One significant difference is that those protests didn’t have many voices on the other side. The Palestinian cause isn’t “going to unite the campus, because it’s polarizing,” Professor Cohen says. “It’s something that’s been divisive all along.” 

That divisiveness runs right through the electoral coalition that elected President Biden in 2020 and that Democrats will need to win again next year. Hence what looks like a protest movement over U.S. foreign policy and Mr. Biden’s leverage over Israel is also a domestic political battle in which the progressive wing of his party is trying to assert its own leverage. “It’s not just about the conflict there. It’s about broader issues and struggles within the Democratic coalition,” says Professor Zeitzoff of American University.

Back at UMass Amherst, Ms. Lacayo says she won’t stop protesting until the university divests from all Israeli-related assets and condemns Israel’s military offensive in Gaza. “Lives are being lost. It just feels, on a human level, to do nothing is not an option,” she says. 

She says some of her classes have informed what she calls her “politics of liberation,” but that she learned far more from her interactions on campus and by joining social movements. “I think most of what I’ve learned has been outside the classroom,” she says. 

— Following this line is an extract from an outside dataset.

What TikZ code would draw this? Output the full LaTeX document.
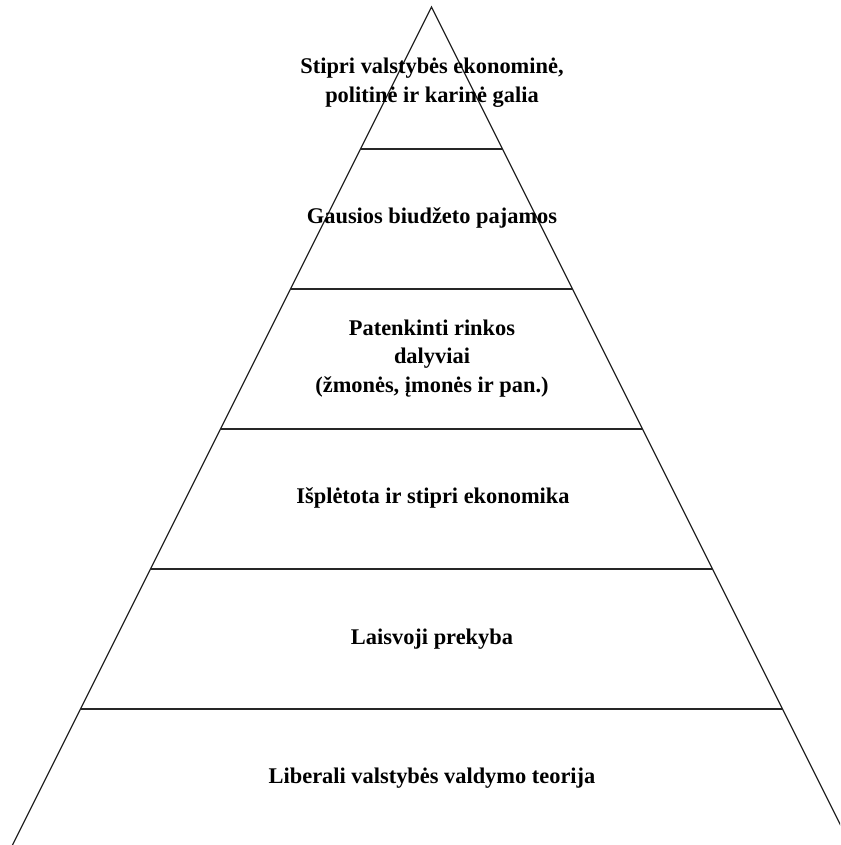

Asked if she felt politically at home in the Democratic Party, Ms. Lacayo laughed. “I do not belong in that party, to be honest,” she says. 

On its website, UMass Amherst tells students, “Be bold. Be true. Be revolutionary.” Ms. Lacayo intends to do that, even at the risk of another arrest. “I think the UMass administration expects things to die down and next semester to be brand new. But we’re going to continue our actions until our demands are met,” she says. 

Mackenzie McCarty contributed to this report from Boston.